• **TASK PROMPT**:
Scan the records and identify every line in which the string "script" occurs, then return those lines.

• **TASK MATERIAL**:
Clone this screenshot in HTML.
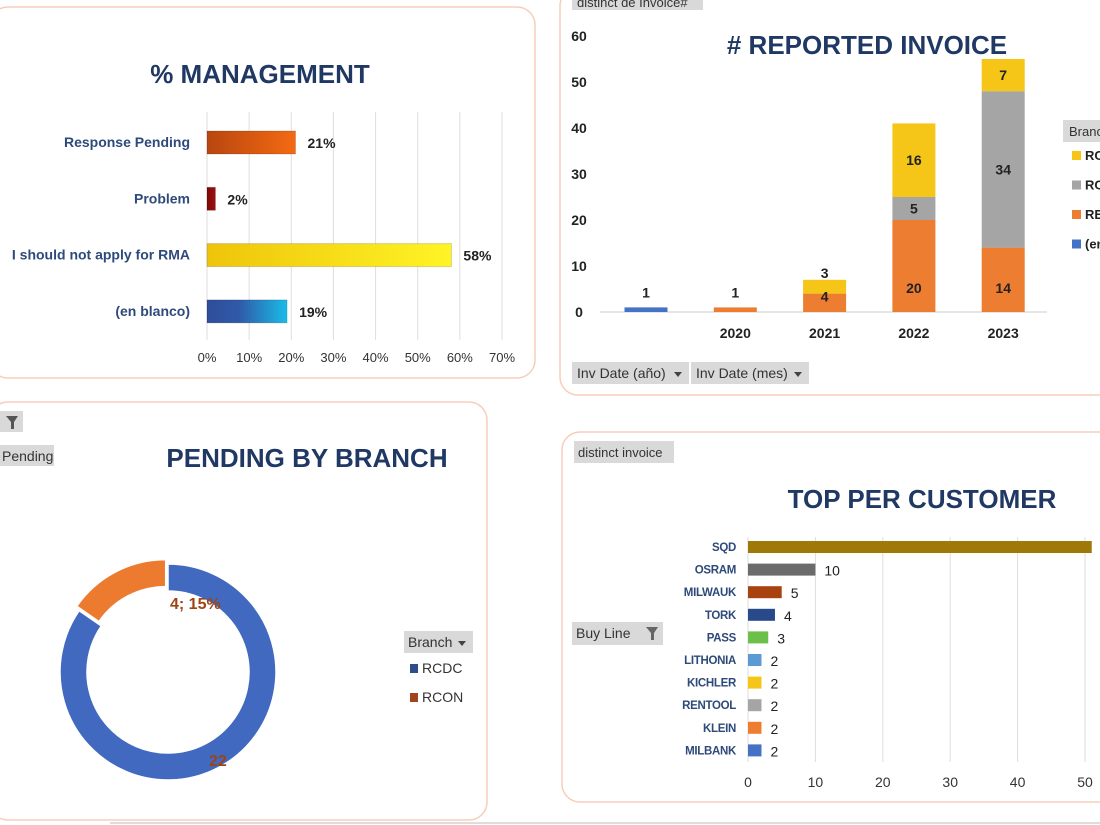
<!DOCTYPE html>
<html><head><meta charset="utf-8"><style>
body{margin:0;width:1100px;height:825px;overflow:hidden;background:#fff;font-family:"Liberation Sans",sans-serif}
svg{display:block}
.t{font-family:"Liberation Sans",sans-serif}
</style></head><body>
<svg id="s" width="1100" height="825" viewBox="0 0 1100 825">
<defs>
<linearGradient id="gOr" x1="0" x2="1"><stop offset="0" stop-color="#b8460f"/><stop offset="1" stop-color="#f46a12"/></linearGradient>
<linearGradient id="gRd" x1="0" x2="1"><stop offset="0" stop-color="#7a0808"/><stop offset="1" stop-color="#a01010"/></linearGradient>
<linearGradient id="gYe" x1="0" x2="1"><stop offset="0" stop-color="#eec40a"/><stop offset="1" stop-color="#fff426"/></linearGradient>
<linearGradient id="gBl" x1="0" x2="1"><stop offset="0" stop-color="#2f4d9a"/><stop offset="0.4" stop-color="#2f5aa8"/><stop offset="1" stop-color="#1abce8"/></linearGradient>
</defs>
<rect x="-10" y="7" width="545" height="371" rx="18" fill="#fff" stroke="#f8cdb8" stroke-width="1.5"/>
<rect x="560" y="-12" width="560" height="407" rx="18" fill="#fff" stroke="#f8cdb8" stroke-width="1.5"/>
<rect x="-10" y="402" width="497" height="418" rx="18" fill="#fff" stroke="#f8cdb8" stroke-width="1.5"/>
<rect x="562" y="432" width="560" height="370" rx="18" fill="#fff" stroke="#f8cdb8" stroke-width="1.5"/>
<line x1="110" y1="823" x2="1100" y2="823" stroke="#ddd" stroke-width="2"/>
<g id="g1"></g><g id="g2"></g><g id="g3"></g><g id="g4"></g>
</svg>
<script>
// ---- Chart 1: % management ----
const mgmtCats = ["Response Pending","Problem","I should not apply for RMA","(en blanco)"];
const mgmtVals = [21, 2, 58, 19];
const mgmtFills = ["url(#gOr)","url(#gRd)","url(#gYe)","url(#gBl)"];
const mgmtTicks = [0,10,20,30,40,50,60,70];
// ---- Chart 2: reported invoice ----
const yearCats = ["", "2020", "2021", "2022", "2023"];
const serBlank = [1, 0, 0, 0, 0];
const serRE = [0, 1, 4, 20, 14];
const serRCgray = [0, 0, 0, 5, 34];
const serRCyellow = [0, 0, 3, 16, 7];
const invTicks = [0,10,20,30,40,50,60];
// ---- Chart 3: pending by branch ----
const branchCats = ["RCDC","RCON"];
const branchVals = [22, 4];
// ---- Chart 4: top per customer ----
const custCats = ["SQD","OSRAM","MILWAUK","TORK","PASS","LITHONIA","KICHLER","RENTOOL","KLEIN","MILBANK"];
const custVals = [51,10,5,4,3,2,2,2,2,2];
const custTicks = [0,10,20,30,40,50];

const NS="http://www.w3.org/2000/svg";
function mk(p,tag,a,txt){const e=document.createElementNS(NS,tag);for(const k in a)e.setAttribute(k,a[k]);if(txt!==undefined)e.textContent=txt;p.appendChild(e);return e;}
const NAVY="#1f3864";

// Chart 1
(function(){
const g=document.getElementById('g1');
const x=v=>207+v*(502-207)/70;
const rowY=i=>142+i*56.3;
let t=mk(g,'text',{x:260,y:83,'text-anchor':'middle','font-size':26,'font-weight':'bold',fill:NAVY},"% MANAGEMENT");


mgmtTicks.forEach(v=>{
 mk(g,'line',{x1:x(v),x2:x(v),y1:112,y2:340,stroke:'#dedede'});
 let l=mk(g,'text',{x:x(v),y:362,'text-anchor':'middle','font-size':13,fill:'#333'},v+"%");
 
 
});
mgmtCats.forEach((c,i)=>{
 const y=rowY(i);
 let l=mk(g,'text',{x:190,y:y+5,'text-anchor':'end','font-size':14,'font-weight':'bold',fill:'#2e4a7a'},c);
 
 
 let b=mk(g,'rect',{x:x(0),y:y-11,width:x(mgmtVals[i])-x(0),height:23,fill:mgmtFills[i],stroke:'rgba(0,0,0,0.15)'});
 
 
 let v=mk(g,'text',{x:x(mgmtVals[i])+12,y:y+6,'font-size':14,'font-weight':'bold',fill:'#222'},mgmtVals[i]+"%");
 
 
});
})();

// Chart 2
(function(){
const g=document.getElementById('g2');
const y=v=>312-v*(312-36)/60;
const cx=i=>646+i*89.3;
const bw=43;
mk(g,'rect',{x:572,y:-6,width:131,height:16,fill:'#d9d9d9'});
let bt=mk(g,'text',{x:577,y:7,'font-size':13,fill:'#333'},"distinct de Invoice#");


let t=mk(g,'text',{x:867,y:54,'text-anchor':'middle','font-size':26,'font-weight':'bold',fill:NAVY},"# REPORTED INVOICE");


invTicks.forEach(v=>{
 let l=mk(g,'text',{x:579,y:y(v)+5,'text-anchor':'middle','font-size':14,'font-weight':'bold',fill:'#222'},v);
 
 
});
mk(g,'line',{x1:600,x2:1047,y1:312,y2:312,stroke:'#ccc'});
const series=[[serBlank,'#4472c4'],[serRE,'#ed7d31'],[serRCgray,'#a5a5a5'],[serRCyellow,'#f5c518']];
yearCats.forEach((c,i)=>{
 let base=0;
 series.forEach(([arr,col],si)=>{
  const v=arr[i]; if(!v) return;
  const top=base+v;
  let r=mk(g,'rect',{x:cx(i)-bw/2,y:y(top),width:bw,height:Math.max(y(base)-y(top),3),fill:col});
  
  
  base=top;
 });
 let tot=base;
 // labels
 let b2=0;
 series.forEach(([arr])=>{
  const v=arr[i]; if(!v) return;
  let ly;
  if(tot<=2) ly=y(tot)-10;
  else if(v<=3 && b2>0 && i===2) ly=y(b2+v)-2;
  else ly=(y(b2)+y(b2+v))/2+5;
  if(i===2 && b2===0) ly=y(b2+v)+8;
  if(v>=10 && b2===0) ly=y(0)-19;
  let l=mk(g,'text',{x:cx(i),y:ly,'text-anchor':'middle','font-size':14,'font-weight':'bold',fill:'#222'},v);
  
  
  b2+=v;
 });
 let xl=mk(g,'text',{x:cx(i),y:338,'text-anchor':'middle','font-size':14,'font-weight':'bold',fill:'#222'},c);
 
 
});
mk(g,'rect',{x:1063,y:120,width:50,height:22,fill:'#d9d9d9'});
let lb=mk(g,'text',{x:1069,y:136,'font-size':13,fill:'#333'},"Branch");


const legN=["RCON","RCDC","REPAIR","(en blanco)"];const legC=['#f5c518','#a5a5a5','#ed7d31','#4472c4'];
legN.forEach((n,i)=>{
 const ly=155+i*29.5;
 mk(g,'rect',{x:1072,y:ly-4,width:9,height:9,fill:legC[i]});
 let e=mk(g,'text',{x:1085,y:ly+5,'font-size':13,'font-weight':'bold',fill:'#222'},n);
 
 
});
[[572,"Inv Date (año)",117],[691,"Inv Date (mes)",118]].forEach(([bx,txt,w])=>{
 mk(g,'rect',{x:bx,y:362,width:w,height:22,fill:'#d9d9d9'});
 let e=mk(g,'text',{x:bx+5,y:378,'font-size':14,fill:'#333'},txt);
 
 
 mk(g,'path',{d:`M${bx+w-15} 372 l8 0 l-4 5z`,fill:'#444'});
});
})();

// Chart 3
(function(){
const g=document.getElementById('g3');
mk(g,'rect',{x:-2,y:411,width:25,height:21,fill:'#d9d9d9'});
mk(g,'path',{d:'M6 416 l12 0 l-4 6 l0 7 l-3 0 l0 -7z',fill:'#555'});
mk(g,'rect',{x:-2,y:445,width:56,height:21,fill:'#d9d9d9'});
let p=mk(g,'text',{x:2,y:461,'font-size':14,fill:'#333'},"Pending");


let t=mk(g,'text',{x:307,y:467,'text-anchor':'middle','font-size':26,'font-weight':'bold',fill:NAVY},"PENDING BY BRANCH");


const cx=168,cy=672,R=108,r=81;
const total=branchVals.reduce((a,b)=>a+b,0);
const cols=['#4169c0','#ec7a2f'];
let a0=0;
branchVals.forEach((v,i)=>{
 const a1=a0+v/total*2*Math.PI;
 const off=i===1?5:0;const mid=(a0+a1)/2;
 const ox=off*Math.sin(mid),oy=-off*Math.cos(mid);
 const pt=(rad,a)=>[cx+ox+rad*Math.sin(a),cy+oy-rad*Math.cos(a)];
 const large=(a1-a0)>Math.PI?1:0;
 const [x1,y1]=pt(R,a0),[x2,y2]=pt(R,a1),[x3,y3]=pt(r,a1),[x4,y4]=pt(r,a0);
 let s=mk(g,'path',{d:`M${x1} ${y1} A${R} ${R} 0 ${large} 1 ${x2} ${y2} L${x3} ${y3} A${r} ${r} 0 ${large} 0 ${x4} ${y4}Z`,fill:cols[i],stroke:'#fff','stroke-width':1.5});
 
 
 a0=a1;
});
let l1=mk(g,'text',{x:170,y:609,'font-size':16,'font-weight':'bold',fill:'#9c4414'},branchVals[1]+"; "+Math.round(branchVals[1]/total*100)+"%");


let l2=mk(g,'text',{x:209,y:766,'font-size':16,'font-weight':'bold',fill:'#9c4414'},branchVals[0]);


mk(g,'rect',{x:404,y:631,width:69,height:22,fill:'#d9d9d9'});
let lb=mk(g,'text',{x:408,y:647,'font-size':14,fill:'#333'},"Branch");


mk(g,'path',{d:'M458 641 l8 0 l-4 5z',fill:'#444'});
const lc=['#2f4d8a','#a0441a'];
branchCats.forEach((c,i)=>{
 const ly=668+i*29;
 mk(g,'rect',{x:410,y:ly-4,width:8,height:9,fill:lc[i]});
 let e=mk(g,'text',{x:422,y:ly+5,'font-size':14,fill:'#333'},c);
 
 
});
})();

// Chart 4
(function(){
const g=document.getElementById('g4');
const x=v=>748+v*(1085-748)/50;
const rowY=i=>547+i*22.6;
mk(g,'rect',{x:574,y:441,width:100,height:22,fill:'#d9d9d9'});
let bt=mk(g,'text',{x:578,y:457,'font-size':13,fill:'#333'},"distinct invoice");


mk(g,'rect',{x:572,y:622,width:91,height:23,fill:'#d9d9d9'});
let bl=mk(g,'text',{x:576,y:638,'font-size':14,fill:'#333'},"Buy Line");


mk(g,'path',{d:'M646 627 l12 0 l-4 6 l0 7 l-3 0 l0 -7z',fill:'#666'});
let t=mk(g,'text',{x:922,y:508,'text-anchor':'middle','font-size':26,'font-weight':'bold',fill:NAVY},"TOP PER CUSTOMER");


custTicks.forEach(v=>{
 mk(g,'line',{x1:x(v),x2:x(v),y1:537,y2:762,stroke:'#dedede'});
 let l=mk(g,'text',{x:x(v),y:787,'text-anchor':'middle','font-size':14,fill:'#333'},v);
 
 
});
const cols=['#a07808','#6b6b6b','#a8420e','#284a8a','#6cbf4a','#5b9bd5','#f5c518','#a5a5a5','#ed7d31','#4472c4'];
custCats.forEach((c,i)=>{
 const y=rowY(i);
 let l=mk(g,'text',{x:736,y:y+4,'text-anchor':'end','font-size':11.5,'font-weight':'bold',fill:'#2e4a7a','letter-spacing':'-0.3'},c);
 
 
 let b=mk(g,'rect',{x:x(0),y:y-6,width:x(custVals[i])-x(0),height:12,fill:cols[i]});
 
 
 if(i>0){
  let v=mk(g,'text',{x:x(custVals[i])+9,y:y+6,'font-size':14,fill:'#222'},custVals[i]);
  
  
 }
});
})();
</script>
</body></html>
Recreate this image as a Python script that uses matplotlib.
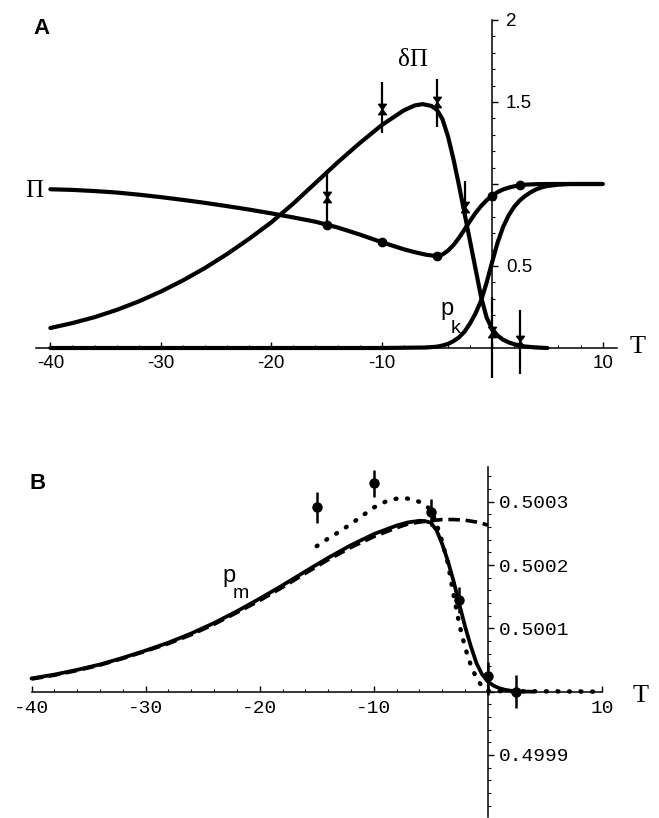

• **TASK OUTPUT**:
<script>
</script>
Recreate this image as a Python script that uses matplotlib.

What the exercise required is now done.